I have at least two other ways of presenting data for perspective. First, I plot global temperature on a y-axis scale of 0 – 25 degC, with horizontal lines depicting estimated lowest ice age temperature, maximum cretaceous era temperature, and mean global temperature over the last century or so. I call the upper and lower bounds the “life zone.” On this graph, I plot the global temperature trend from 1850 to present (practically a horizontal line) and the IPCC’s model projected range (well within the “life zone” – no “runaway warming tipping point” there).

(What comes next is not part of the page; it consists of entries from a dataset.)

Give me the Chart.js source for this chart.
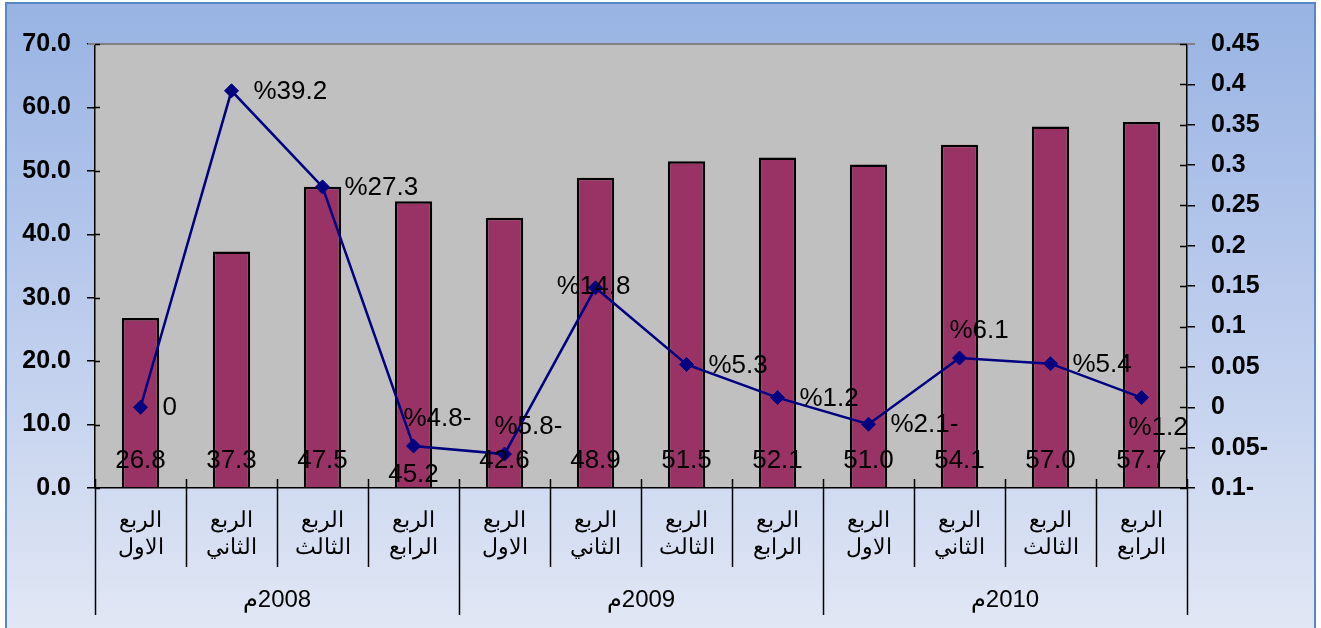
<!DOCTYPE html>
<html lang="ar">
<head>
    <meta charset="UTF-8">
    <title>المبيعات الربعية ونسبة النمو</title>
    <script src="https://cdn.jsdelivr.net/npm/chart.js@4.4.1/dist/chart.umd.min.js"></script>
    <style>
        html, body { margin: 0; padding: 0; background: #ffffff; }
        #wrap { width: 1321px; height: 628px; position: relative; }
    </style>
</head>
<body>
    <div id="wrap"><canvas id="salesChart"></canvas></div>

    <script>
        // quarters and years for the two-level category axis
        const quarterLabels = [
            ['الربع', 'الاول'],
            ['الربع', 'الثاني'],
            ['الربع', 'الثالث'],
            ['الربع', 'الرابع']
        ];
        const years = ['2008م', '2009م', '2010م'];

        // bar series (left axis)
        const salesValues = [26.8, 37.3, 47.5, 45.2, 42.6, 48.9, 51.5, 52.1, 51.0, 54.1, 57.0, 57.7];
        // line series (right axis), quarter-on-quarter growth
        const growthRates = [0, 0.392, 0.273, -0.048, -0.058, 0.148, 0.053, 0.012, -0.021, 0.061, 0.054, 0.012];

        // where each growth label sits relative to its marker
        const growthLabelPlace = ['right', 'right', 'right', 'above', 'above', 'center',
                                  'right', 'right', 'right', 'above', 'right', 'below'];

        const categories = years.flatMap(() => quarterLabels);

        const FONT = 'Arial, "Liberation Sans", sans-serif';

        function growthText(v) {
            if (v === 0) return '0';
            return '%' + Math.abs(v * 100).toFixed(1) + (v < 0 ? '-' : '');
        }

        function rightTick(v) {
            const r = Math.round(v * 100) / 100;
            if (r === 0) return '0';
            return Math.abs(r).toString() + (r < 0 ? '-' : '');
        }

        const backdrop = {
            id: 'backdrop',
            beforeDraw(chart) {
                const { ctx, chartArea: a } = chart;
                ctx.save();
                ctx.fillStyle = '#ffffff';
                ctx.fillRect(0, 0, chart.width, chart.height);
                const g = ctx.createLinearGradient(0, 3, 0, chart.height);
                g.addColorStop(0, '#98b3e3');
                g.addColorStop(0.5, '#bccced');
                g.addColorStop(1, '#e1e7f4');
                ctx.fillStyle = g;
                ctx.fillRect(6, 3, 1309, chart.height + 10);
                ctx.strokeStyle = '#5a86c6';
                ctx.lineWidth = 2;
                ctx.strokeRect(6, 3, 1309, chart.height + 10);
                ctx.fillStyle = '#c0c0c0';
                ctx.fillRect(a.left, a.top, a.right - a.left, a.bottom - a.top);
                ctx.restore();
            },
            beforeDatasetsDraw(chart) {
                const { ctx, chartArea: a } = chart;
                ctx.save();
                ctx.strokeStyle = '#808080';
                ctx.lineWidth = 2;
                ctx.beginPath();
                ctx.moveTo(a.left - 7, a.top);
                ctx.lineTo(a.right + 8, a.top);
                ctx.stroke();
                // short inner ticks crossing the value axes
                ctx.strokeStyle = '#000000';
                ctx.lineWidth = 1.5;
                const y = chart.scales.y, y1 = chart.scales.y1;
                y.ticks.forEach(t => {
                    const py = Math.round(y.getPixelForValue(t.value)) + 0.5;
                    ctx.beginPath();
                    ctx.moveTo(a.left, py);
                    ctx.lineTo(a.left + 5, py);
                    ctx.stroke();
                });
                y1.ticks.forEach(t => {
                    const py = Math.round(y1.getPixelForValue(t.value)) + 0.5;
                    ctx.beginPath();
                    ctx.moveTo(a.right - 7, py);
                    ctx.lineTo(a.right, py);
                    ctx.stroke();
                });
                ctx.restore();
            }
        };

        // category separators and the year row under the quarter labels
        const groupAxis = {
            id: 'groupAxis',
            afterDraw(chart) {
                const { ctx, chartArea: a } = chart;
                const x = chart.scales.x;
                const w = (x.right - x.left) / categories.length;
                ctx.save();
                ctx.strokeStyle = '#000000';
                ctx.lineWidth = 1.5;
                for (let k = 0; k <= categories.length; k++) {
                    const px = Math.round(x.left + k * w) + 0.5;
                    const yearEdge = k % quarterLabels.length === 0;
                    ctx.beginPath();
                    ctx.moveTo(px, a.bottom - 9);
                    ctx.lineTo(px, yearEdge ? 615 : 567);
                    ctx.stroke();
                }
                ctx.fillStyle = '#000000';
                ctx.font = '24px ' + FONT;
                ctx.textAlign = 'center';
                ctx.textBaseline = 'middle';
                ctx.direction = 'rtl';
                years.forEach((y, i) => {
                    const n = quarterLabels.length;
                    const cx = x.left + (i * n + n / 2) * w;
                    ctx.fillText(y, cx, 600);
                });
                ctx.restore();
            }
        };

        const valueLabels = {
            id: 'valueLabels',
            afterDatasetsDraw(chart) {
                const { ctx, chartArea: a } = chart;
                ctx.save();
                ctx.fillStyle = '#000000';
                ctx.font = '26px ' + FONT;
                ctx.textBaseline = 'middle';

                // bar values at the inside base of each bar
                ctx.textAlign = 'center';
                chart.getDatasetMeta(0).data.forEach((bar, i) => {
                    const drop = i === 3 ? 14 : 0;
                    ctx.fillText(salesValues[i].toFixed(1), bar.x, a.bottom - 27 + drop);
                });

                // growth values next to the markers
                chart.getDatasetMeta(1).data.forEach((pt, i) => {
                    const txt = growthText(growthRates[i]);
                    const place = growthLabelPlace[i];
                    if (place === 'right') {
                        ctx.textAlign = 'left';
                        ctx.fillText(txt, pt.x + 22, pt.y + 1);
                    } else if (place === 'above') {
                        ctx.textAlign = 'left';
                        ctx.fillText(txt, pt.x - 10, pt.y - 27);
                    } else if (place === 'below') {
                        ctx.textAlign = 'left';
                        ctx.fillText(txt, pt.x - 13, pt.y + 30);
                    } else {
                        ctx.textAlign = 'center';
                        ctx.fillText(txt, pt.x - 2, pt.y - 1);
                    }
                });
                ctx.restore();
            }
        };

        new Chart('salesChart', {
            data: {
                labels: categories,
                datasets: [
                    {
                        type: 'bar',
                        data: salesValues,
                        yAxisID: 'y',
                        backgroundColor: '#993366',
                        borderColor: '#000000',
                        borderWidth: 2.5,
                        borderSkipped: 'bottom',
                        categoryPercentage: 1,
                        barPercentage: 0.41,
                        order: 2
                    },
                    {
                        type: 'line',
                        data: growthRates,
                        yAxisID: 'y1',
                        borderColor: '#000080',
                        borderWidth: 2.5,
                        tension: 0,
                        pointStyle: 'rectRot',
                        pointRadius: 7,
                        pointBackgroundColor: '#000080',
                        pointBorderColor: '#000080',
                        pointBorderWidth: 1,
                        order: 1
                    }
                ]
            },
            options: {
                responsive: true,
                maintainAspectRatio: false,
                animation: false,
                layout: { padding: { top: 44, left: 0, right: 0, bottom: 0 } },
                plugins: {
                    legend: { display: false },
                    tooltip: { enabled: false }
                },
                scales: {
                    x: {
                        type: 'category',
                        grid: { display: false },
                        border: { color: '#000000', width: 1.5 },
                        ticks: {
                            color: '#000000',
                            font: { family: FONT, size: 22, lineHeight: 1.22 },
                            padding: 12,
                            maxRotation: 0,
                            autoSkip: false
                        },
                        afterFit(scale) { scale.height = 140; }
                    },
                    y: {
                        position: 'left',
                        min: 0,
                        max: 70,
                        grid: { drawOnChartArea: false, tickLength: 8, color: '#000000', lineWidth: 1.5 },
                        border: { color: '#000000', width: 1.5 },
                        ticks: {
                            stepSize: 10,
                            color: '#000000',
                            padding: 16,
                            font: { family: FONT, size: 25, weight: 'bold' },
                            callback: v => Number(v).toFixed(1)
                        },
                        afterFit(scale) { scale.width = 95; }
                    },
                    y1: {
                        position: 'right',
                        min: -0.1,
                        max: 0.45,
                        grid: { drawOnChartArea: false, tickLength: 8, color: '#000000', lineWidth: 1.5 },
                        border: { color: '#000000', width: 1.5 },
                        ticks: {
                            stepSize: 0.05,
                            color: '#000000',
                            padding: 16,
                            font: { family: FONT, size: 25, weight: 'bold' },
                            callback: v => rightTick(v)
                        },
                        afterFit(scale) { scale.width = 134; }
                    }
                }
            },
            plugins: [backdrop, groupAxis, valueLabels]
        });
    </script>
</body>
</html>
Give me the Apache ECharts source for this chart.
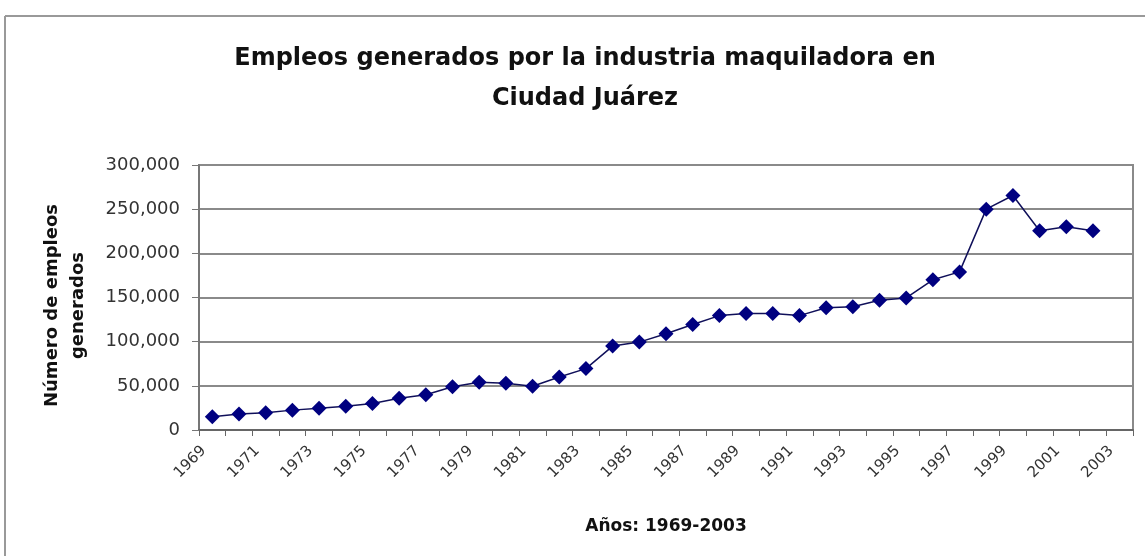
<!DOCTYPE html>
<html>
<head>
<meta charset="utf-8">
<script src="https://cdn.jsdelivr.net/npm/echarts@6/dist/echarts.min.js"></script>
<style>html,body{margin:0;padding:0;background:#fff}#c{width:1145px;height:556px}</style>
</head>
<body>
<div id="c"></div>
<script>
const years = ['1969','1970','1971','1972','1973','1974','1975','1976','1977','1978','1979','1980','1981','1982','1983','1984','1985','1986','1987','1988','1989','1990','1991','1992','1993','1994','1995','1996','1997','1998','1999','2000','2001','2002','2003'];
const empleos = [15000,18000,19500,22500,24500,27000,30000,36000,40000,49000,54000,53000,49500,60000,69500,95000,99500,109000,119500,129500,132000,132000,129500,138500,139500,147000,149500,170000,179000,250000,265500,225500,230000,225500,null];
const yTicks = [0,50000,100000,150000,200000,250000,300000];

const chart = echarts.init(document.getElementById('c'), null, {renderer:'canvas'});
const F = 'DejaVu Sans';
chart.setOption({
  animation:false,
  backgroundColor:'#fff',
  title:{
    text:'Empleos generados por la industria maquiladora en\nCiudad Juárez',
    left:580, textAlign:'center', top:34,
    textStyle:{fontFamily:F, fontWeight:'bold', fontSize:24, color:'#111', lineHeight:40}
  },
  graphic:[
    {type:'line', shape:{x1:5,y1:16,x2:1145,y2:16}, style:{stroke:'#999',lineWidth:2}},
    {type:'line', shape:{x1:5,y1:16,x2:5,y2:556}, style:{stroke:'#999',lineWidth:2}}
  ],
  grid:{left:199, right:12, top:165, bottom:126, show:true, borderColor:'#8a8a8a', borderWidth:2, backgroundColor:'transparent'},
  xAxis:{
    type:'category', data:years, boundaryGap:true,
    name:'Años: 1969-2003', nameLocation:'middle', nameGap:88,
    nameTextStyle:{fontFamily:F, fontWeight:'bold', fontSize:17, color:'#111'},
    axisLine:{lineStyle:{color:'#666', width:2}},
    axisTick:{show:true, interval:0, length:6, inside:false, lineStyle:{color:'#666', width:1}},
    axisLabel:{interval:1, rotate:45, fontFamily:F, fontSize:15, color:'#333', margin:10, padding:[0,12,0,0]}
  },
  yAxis:{
    type:'value', min:yTicks[0], max:yTicks[yTicks.length-1], interval:50000,
    name:'Número de empleos\ngenerados', nameLocation:'middle', nameGap:108, nameRotate:90,
    nameTextStyle:{fontFamily:F, fontWeight:'bold', fontSize:18, color:'#111', lineHeight:26, padding:[0,16,0,0]},
    axisLine:{show:true, lineStyle:{color:'#777', width:2}},
    axisTick:{show:true, length:7, lineStyle:{color:'#777'}},
    axisLabel:{fontFamily:F, fontSize:18, color:'#333', margin:19,
      formatter:v=>v.toLocaleString('en-US')},
    splitLine:{show:true, lineStyle:{color:'#8a8a8a', width:2}}
  },
  series:[{
    type:'line', data:empleos, connectNulls:false,
    symbol:'diamond', symbolSize:15,
    lineStyle:{color:'#10105a', width:1.5},
    itemStyle:{color:'#000080', borderWidth:0}
  }]
});
</script>
</body>
</html>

In my second variation, I show a map of the U.S. showing isopleths of mean annual temperatures. Using arrows, I show how far north one would have to move to stay at the same temperature based on IPCC’s low and high projections (not even arguing with the IPCC). For example, an Iowan would not even have to leave the state to stay “cool,” even at IPPC’s highest projected change. I also use an arrow to represent retirees who regularly move from the Northeast to Florida to escape the cold (a difference of about 15 deg C!). When northerners stop moving south because their weather stays balmy, we might begin to worry.

DT
May 5, 2010 1:47 pm

The problem with Figs 2 and 3 wrt Fig 1 is that the first two have “zoomed out”, ie they use a scale of 10 degrees per interval, while the first uses a scale of half a degree. By using a larger scale in the later graphs, the changes illustrated in the first are minimized. Put it like this: You own a piece of forested land, and suspect that someone’s been cutting down your trees. Fly over at 30,000 ft and it may look like nothing is wrong (graphs 2 and 3), but take a closer look at treetop level (graph 1) and smaller changes become apparent. The question then is: “is a relatively small change of 2 or so degrees (C) significant?”
Day to day, the answer may be “no”. Go outside on a summer day, and you may not be able to tell if it’s 21C or 23C. However climate change isn’t about day to day temperatures at one location, we’re talking about average temps for the entire year across the globe. So here, is a change of 2-3 degrees C significant?
The answer is yes. Here’s an example – I live in Alberta, Canada. The southern part of the province is dry grassland, while the north is in the heart of the Boreal Forest and is rich in wetlands. A shift of 2C (considered by most to be a modest prediction of what is likely to happen in the next few years) would shift the climate surrounding the city of Lethbridge roughly a four hour drive north to Central Alberta – affecting the province’s agriculture and ranching industries, as well as the access cities like Calgary have to freshwater.